Question

A block of mass M rests on a block of mass M1 = 5.00 kg which is on a tabletop. A light string passes over a frictionless peg and connects the blocks. The coefficient of kinetic friction μk at both surfaces equals 0.330. A force of F = 56.0 N pulls the upper block to the left and the lower block to the right.
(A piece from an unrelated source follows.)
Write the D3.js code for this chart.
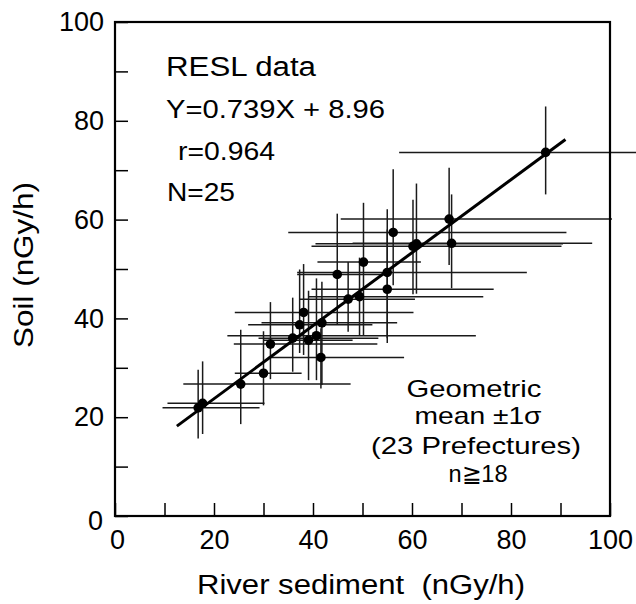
<!DOCTYPE html>
<html><head><meta charset="utf-8">
<script src="https://cdn.jsdelivr.net/npm/d3@7/dist/d3.min.js"></script>
<style>body{margin:0;background:#fff}svg{display:block}text{font-family:"Liberation Sans",Arial,sans-serif;fill:#000;white-space:pre}</style>
</head><body><svg id="c" width="636" height="604"></svg>
<script>
// River sediment (x) and soil (y) geometric means, nGy/h
const sediment = [87.0,67.5,68.0,56.2,60.2,60.9,50.2,44.9,55.0,55.0,49.4,47.1,38.1,37.3,41.8,40.7,39.1,35.9,31.4,41.6,30.0,25.4,17.7,16.8];
const soil     = [73.6,60.1,55.2,57.4,54.6,55.1,51.4,48.9,49.3,45.9,44.4,43.9,41.2,38.7,39.1,36.5,35.6,36.0,34.8,32.1,28.9,26.7,22.8,21.9];
// -1 sigma / +1 sigma bounds
const sedLow   = [57.4,45.6,48.0,35.0,39.7,40.5,40.9,36.8,36.8,39.7,39.0,37.2,24.2,26.9,29.6,22.7,30.0,29.0,24.0,31.0,24.2,13.8,10.6,9.6];
const sedHigh  = [108,100.4,96.4,91.2,90.2,90.5,61.8,54.2,83.2,76.5,74.4,60.6,60.3,52.0,57.0,72.9,48.0,53.2,53.0,58.4,37.7,47.6,30.2,29.2];
const soilLow  = [65.1,50.8,46.1,46.7,44.9,45.0,36.6,38.7,36.0,35.0,36.6,37.3,32.6,33.0,26.5,27.5,27.5,29.2,27.7,25.8,22.4,18.6,16.6,15.7];
const soilHigh = [82.9,70.5,65.1,70.2,64.0,67.3,63.4,61.2,62.1,58.0,52.3,51.4,51.0,49.9,47.4,48.1,45.6,44.2,43.3,38.0,37.4,37.7,31.3,29.6];
// regression Y = 0.739X + 8.96 drawn over this X range
const fitSlope = 0.739, fitIntercept = 8.96, fitRange = [12.5, 91];
const tickValues = [0,10,20,30,40,50,60,70,80,90,100];
const labelValues = [0,20,40,60,80,100];

const svg = d3.select("#c");
const x = d3.scaleLinear([0,100],[115,610]);
const y = d3.scaleLinear([0,100],[516,22]);
const pts = sediment.map((s,i)=>({x:s,y:soil[i],xl:sedLow[i],xh:sedHigh[i],yl:soilLow[i],yh:soilHigh[i]}));

// error bars
const eb = svg.append("g").attr("stroke","#1a1a1a").attr("stroke-width",1.5);
eb.selectAll("line.h").data(pts).join("line").attr("class","h")
  .attr("x1",d=>x(d.xl)).attr("x2",d=>x(d.xh)).attr("y1",d=>y(d.y)).attr("y2",d=>y(d.y));
eb.selectAll("line.v").data(pts).join("line").attr("class","v")
  .attr("x1",d=>x(d.x)).attr("x2",d=>x(d.x)).attr("y1",d=>y(d.yl)).attr("y2",d=>y(d.yh));

// axes
const fmt = d => labelValues.includes(d) ? d : "";
const ax = svg.append("g").attr("transform","translate(0,516)")
  .call(d3.axisBottom(x).tickValues(tickValues).tickSize(-13).tickPadding(14).tickFormat(fmt));
const ay = svg.append("g").attr("transform","translate(115,0)")
  .call(d3.axisLeft(y).tickValues(tickValues).tickSize(-13).tickPadding(11).tickFormat(fmt));
[ax,ay].forEach(g=>{
  g.select(".domain").remove();
  g.selectAll(".tick line").attr("stroke","#000").attr("stroke-width",1.5);
  g.selectAll(".tick text").attr("font-size",27).attr("font-family","Liberation Sans, Arial, sans-serif").attr("fill","#000");
});
ax.selectAll(".tick text").filter(d=>d===0).attr("dx",2);
ay.selectAll(".tick text").filter(d=>d===0).attr("dx",-1).attr("dy","0.5em");

// frame
svg.append("rect").attr("x",x(0)).attr("y",y(100)).attr("width",x(100)-x(0)).attr("height",y(0)-y(100))
  .attr("fill","none").attr("stroke","#000").attr("stroke-width",2.2);

// regression line
svg.append("line").attr("x1",x(fitRange[0])).attr("y1",y(fitIntercept+fitSlope*fitRange[0]))
  .attr("x2",x(fitRange[1])).attr("y2",y(fitIntercept+fitSlope*fitRange[1]))
  .attr("stroke","#000").attr("stroke-width",3);

// points
svg.append("g").selectAll("circle").data(pts).join("circle")
  .attr("cx",d=>x(d.x)).attr("cy",d=>y(d.y)).attr("r",4.8).attr("fill","#000");

// texts
function txt(s,xp,yp,size,len,anchor){
  const t = svg.append("text").attr("x",xp).attr("y",yp).attr("font-size",size).text(s);
  if(anchor) t.attr("text-anchor",anchor);
  if(len) t.attr("textLength",len).attr("lengthAdjust","spacingAndGlyphs");
  return t;
}
txt("RESL data",166,76,27,150);
txt("Y=0.739X + 8.96",166,118,25,219);
txt("r=0.964",178,160,25,97);
txt("N=25",167,201,25,68);
txt("Geometric",474,397,24,135,"middle");
txt("mean ±1σ",478,424,24,127,"middle");
txt("(23 Prefectures)",476,454,24,210,"middle");
txt("n≧18",478,482,24,59,"middle");
txt("River sediment  (nGy/h)",361,594,27,328,"middle");
svg.append("text").attr("transform","translate(33,265) rotate(-90)").attr("text-anchor","middle")
  .attr("font-size",27).attr("textLength",166).attr("lengthAdjust","spacingAndGlyphs").text("Soil (nGy/h)");
</script></body></html>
The blocks are moving at a constant speed.
Required:
Determine the mass of the upper block.

Answer 1

Answer:

The mass of the upper block M = 4.12 kg

Explanation:

From the given information:

The upper block formula can be computed as :

$F = T + F_{f1}$

$F - T - F_{f1} =0$

where;

$F_{f1} = \mu Mg$

$F - T - \mu Mg=0 ---- (1)$

The lower block formula is as follows:

$T - F_{f1} -F_{f2} = 0$

$T - \mu Mg - \mu (M_1+M)g= 0$

$T = \mu Mg - \mu (M_1+M)g --- (2)$

Equating equation (1) and  (2) together, we have:

$F - \mu Mg - \mu Mg - \mu (M_1 + M) g = 0$

$56 - 3 Mg - \mu M_1g= 0$

$M = \dfrac{56 - \mu M_1 g}{3 \mu g}$

$M = \dfrac{56 - (0.330)(5)(9.8)}{3 (0.330) (9.8)}$

$M = \dfrac{56 - 16.17}{9.702}$

$M = \dfrac{39.83}{9.702}$

M = 4.12 kg